** BEGIN DATA PROVIDED **
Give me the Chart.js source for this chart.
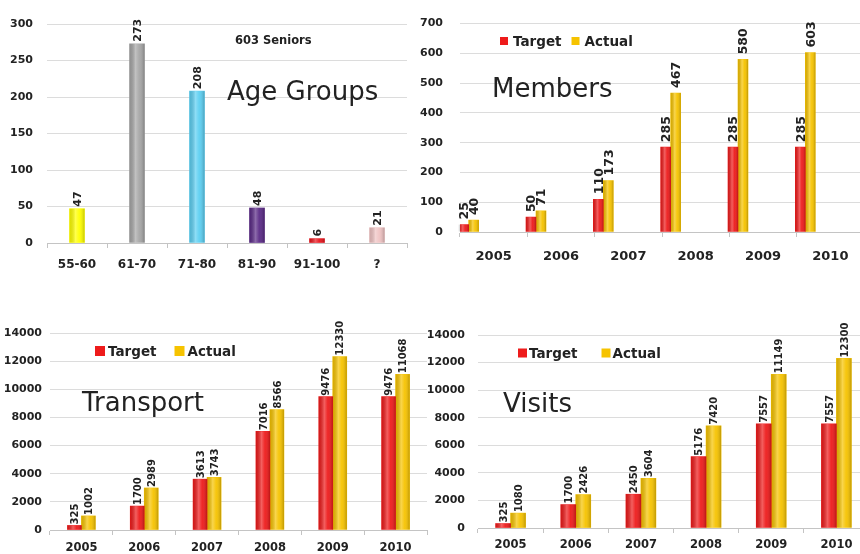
<!DOCTYPE html>
<html>
<head>
<meta charset="utf-8">
<script src="https://cdn.jsdelivr.net/npm/chart.js@4.4.1/dist/chart.umd.min.js"></script>
<style>
html, body { margin: 0; padding: 0; background: #fff; }
body { width: 860px; height: 554px; position: relative; overflow: hidden; }
canvas { position: absolute; }
.ttl { position: absolute; font-family: "DejaVu Sans"; font-size: 26px; line-height: 26px; color: #222; white-space: nowrap; }
.sub { position: absolute; font-family: "DejaVu Sans"; font-weight: bold; font-size: 11.5px; line-height: 12px; color: #222; white-space: nowrap; }
</style>
</head>
<body>
<canvas id="age" width="430" height="280" style="left:0;top:0"></canvas>
<canvas id="members" width="456" height="280" style="left:410px;top:0"></canvas>
<canvas id="transport" width="430" height="274" style="left:0;top:280px"></canvas>
<canvas id="visits" width="445" height="274" style="left:425px;top:280px"></canvas>

<div class="sub" style="left:235px;top:34px">603 Seniors</div>
<div class="ttl" style="left:227px;top:78px">Age Groups</div>
<div class="ttl" style="left:492px;top:75px">Members</div>
<div class="ttl" style="left:82px;top:389px">Transport</div>
<div class="ttl" style="left:503px;top:390px">Visits</div>

<script>
// data
const ageGroups = ['55-60', '61-70', '71-80', '81-90', '91-100', '?'];
const ageCounts = [47, 273, 208, 48, 6, 21];
const ageTicks = [0, 50, 100, 150, 200, 250, 300];

const years = ['2005', '2006', '2007', '2008', '2009', '2010'];

const membersTarget = [25, 50, 110, 285, 285, 285];
const membersActual = [40, 71, 173, 467, 580, 603];
const membersTicks = [0, 100, 200, 300, 400, 500, 600, 700];

const transportTarget = [325, 1700, 3613, 7016, 9476, 9476];
const transportActual = [1002, 2989, 3743, 8566, 12330, 11068];

const visitsTarget = [325, 1700, 2450, 5176, 7557, 7557];
const visitsActual = [1080, 2426, 3604, 7420, 11149, 12300];

const bigTicks = [0, 2000, 4000, 6000, 8000, 10000, 12000, 14000];

// styles
const RED = '#ee1b1b';
const GOLD = '#f6c300';
const ageColors = ['#ffff00', '#a6a6a6', '#5ccff2', '#5a2a86', '#e8141c', '#efc3c3'];
const FONT = 'DejaVu Sans';

Chart.defaults.animation = false;
Chart.defaults.font.family = FONT;
Chart.defaults.color = '#222';

// numbers written upward above each bar
const valueLabels = {
  id: 'valueLabels',
  afterDatasetsDraw(chart, args, opts) {
    const ctx = chart.ctx;
    ctx.save();
    ctx.font = 'bold ' + opts.size + 'px ' + FONT;
    ctx.fillStyle = '#222';
    ctx.textAlign = 'left';
    ctx.textBaseline = 'middle';
    chart.data.datasets.forEach(function(ds, i) {
      const meta = chart.getDatasetMeta(i);
      meta.data.forEach(function(bar, j) {
        const v = ds.data[j];
        if (v == null) return;
        ctx.save();
        ctx.translate(bar.x + 1, bar.y - opts.gap);
        ctx.rotate(-Math.PI / 2);
        ctx.fillText(String(v), 0, 0);
        ctx.restore();
      });
    });
    ctx.restore();
  }
};

// cylinder-ish shading over the bars
const shine = {
  id: 'shine',
  afterDatasetDraw(chart, args) {
    const ctx = chart.ctx;
    args.meta.data.forEach(function(bar) {
      const p = bar.getProps(['x', 'y', 'base', 'width'], true);
      const l = p.x - p.width / 2;
      const g = ctx.createLinearGradient(l, 0, l + p.width, 0);
      g.addColorStop(0, 'rgba(0,0,0,0.12)');
      g.addColorStop(0.4, 'rgba(255,255,255,0.30)');
      g.addColorStop(0.65, 'rgba(255,255,255,0.05)');
      g.addColorStop(1, 'rgba(0,0,0,0.22)');
      ctx.save();
      ctx.fillStyle = g;
      ctx.fillRect(l, p.y, p.width, p.base - p.y);
      ctx.restore();
    });
  }
};

// small square legend placed inside the plot
const keyBoxes = {
  id: 'keyBoxes',
  afterDraw(chart, args, opts) {
    const ctx = chart.ctx;
    let x = opts.x;
    ctx.save();
    ctx.font = 'bold ' + opts.size + 'px ' + FONT;
    ctx.textBaseline = 'middle';
    chart.data.datasets.forEach(function(ds) {
      if (!ds.label) return;
      ctx.fillStyle = ds.backgroundColor;
      ctx.fillRect(x, opts.y - opts.box / 2, opts.box, opts.box);
      x += opts.box + opts.gap;
      ctx.fillStyle = '#222';
      ctx.fillText(ds.label, x, opts.y + 1);
      x += ctx.measureText(ds.label).width + opts.spacing;
    });
    ctx.restore();
  }
};

function yAxis(list, width, pad) {
  return {
    min: list[0],
    max: list[list.length - 1],
    afterBuildTicks: function(s) { s.ticks = list.map(function(v) { return { value: v }; }); },
    afterFit: function(s) { s.width = width; },
    border: { display: false },
    grid: { color: '#dcdcdc', drawTicks: false },
    ticks: {
      padding: pad, color: '#222', font: { size: 11, weight: 'bold' },
      callback: function(v) { return String(v); }
    }
  };
}

function xAxis(height, pad, size) {
  return {
    afterFit: function(s) { s.height = height; },
    border: { display: true, color: '#c4c4c4' },
    grid: { drawOnChartArea: false, color: '#c4c4c4', tickLength: 5, offset: true },
    ticks: { padding: pad, color: '#222', autoSkip: false, maxRotation: 0, font: { size: size, weight: 'bold' } }
  };
}

// Age groups
new Chart(document.getElementById('age'), {
  type: 'bar',
  data: {
    labels: ageGroups,
    datasets: [{ data: ageCounts, backgroundColor: ageColors, barThickness: 15 }]
  },
  options: {
    responsive: false,
    devicePixelRatio: 1,
    layout: { padding: { left: 0, right: 23, top: 24, bottom: 0 } },
    plugins: { legend: { display: false }, tooltip: { enabled: false }, valueLabels: { size: 11, gap: 2 } },
    scales: { x: xAxis(37, 10, 12), y: yAxis(ageTicks, 47, 14) }
  },
  plugins: [shine, valueLabels]
});

// Members: extra empty groups keep the pair at the left of each year
const spacers = [1, 2, 3, 4, 5].map(function() { return { label: '', data: [], barThickness: 10 }; });
new Chart(document.getElementById('members'), {
  type: 'bar',
  data: {
    labels: years,
    datasets: [
      { label: 'Target', data: membersTarget, backgroundColor: RED, barThickness: 10 },
      { label: 'Actual', data: membersActual, backgroundColor: GOLD, barThickness: 10 }
    ].concat(spacers)
  },
  options: {
    responsive: false,
    devicePixelRatio: 1,
    layout: { padding: { left: 0, right: 2, top: 22, bottom: 0 } },
    plugins: {
      legend: { display: false }, tooltip: { enabled: false },
      valueLabels: { size: 12.5, gap: 5 },
      keyBoxes: { x: 90, y: 41, box: 8, gap: 5, spacing: 10, size: 13.5 }
    },
    scales: { x: xAxis(48, 12, 13), y: yAxis(membersTicks, 50, 17) }
  },
  plugins: [shine, valueLabels, keyBoxes]
});

// Transport
new Chart(document.getElementById('transport'), {
  type: 'bar',
  data: {
    labels: years,
    datasets: [
      { label: 'Target', data: transportTarget, backgroundColor: RED, barThickness: 14 },
      { label: 'Actual', data: transportActual, backgroundColor: GOLD, barThickness: 14 }
    ]
  },
  options: {
    responsive: false,
    devicePixelRatio: 1,
    layout: { padding: { left: 0, right: 3, top: 53, bottom: 0 } },
    plugins: {
      legend: { display: false }, tooltip: { enabled: false },
      valueLabels: { size: 10, gap: 1 },
      keyBoxes: { x: 95, y: 71, box: 10, gap: 3, spacing: 18, size: 13.5 }
    },
    scales: { x: xAxis(24, 6, 11.5), y: yAxis(bigTicks, 50, 8) }
  },
  plugins: [shine, valueLabels, keyBoxes]
});

// Visits
new Chart(document.getElementById('visits'), {
  type: 'bar',
  data: {
    labels: years,
    datasets: [
      { label: 'Target', data: visitsTarget, backgroundColor: RED, barThickness: 15 },
      { label: 'Actual', data: visitsActual, backgroundColor: GOLD, barThickness: 15 }
    ]
  },
  options: {
    responsive: false,
    devicePixelRatio: 1,
    layout: { padding: { left: 0, right: 1, top: 55, bottom: 0 } },
    plugins: {
      legend: { display: false }, tooltip: { enabled: false },
      valueLabels: { size: 10, gap: 1 },
      keyBoxes: { x: 93, y: 73, box: 9, gap: 2, spacing: 24, size: 13.5 }
    },
    scales: { x: xAxis(26, 5, 11.5), y: yAxis(bigTicks, 53, 13) }
  },
  plugins: [shine, valueLabels, keyBoxes]
});
</script>
</body>
</html>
** END DATA PROVIDED **
OBJECTIVE:
In the data above, please extract the lines from the first one through the line with "const years = ['2005', '2006', '2007', '2008', '2009', '2010'];", exactly, and keep pictures out.

TASK OUTPUT:
Give me the Chart.js source for this chart.
<!DOCTYPE html>
<html>
<head>
<meta charset="utf-8">
<script src="https://cdn.jsdelivr.net/npm/chart.js@4.4.1/dist/chart.umd.min.js"></script>
<style>
html, body { margin: 0; padding: 0; background: #fff; }
body { width: 860px; height: 554px; position: relative; overflow: hidden; }
canvas { position: absolute; }
.ttl { position: absolute; font-family: "DejaVu Sans"; font-size: 26px; line-height: 26px; color: #222; white-space: nowrap; }
.sub { position: absolute; font-family: "DejaVu Sans"; font-weight: bold; font-size: 11.5px; line-height: 12px; color: #222; white-space: nowrap; }
</style>
</head>
<body>
<canvas id="age" width="430" height="280" style="left:0;top:0"></canvas>
<canvas id="members" width="456" height="280" style="left:410px;top:0"></canvas>
<canvas id="transport" width="430" height="274" style="left:0;top:280px"></canvas>
<canvas id="visits" width="445" height="274" style="left:425px;top:280px"></canvas>

<div class="sub" style="left:235px;top:34px">603 Seniors</div>
<div class="ttl" style="left:227px;top:78px">Age Groups</div>
<div class="ttl" style="left:492px;top:75px">Members</div>
<div class="ttl" style="left:82px;top:389px">Transport</div>
<div class="ttl" style="left:503px;top:390px">Visits</div>

<script>
// data
const ageGroups = ['55-60', '61-70', '71-80', '81-90', '91-100', '?'];
const ageCounts = [47, 273, 208, 48, 6, 21];
const ageTicks = [0, 50, 100, 150, 200, 250, 300];

const years = ['2005', '2006', '2007', '2008', '2009', '2010'];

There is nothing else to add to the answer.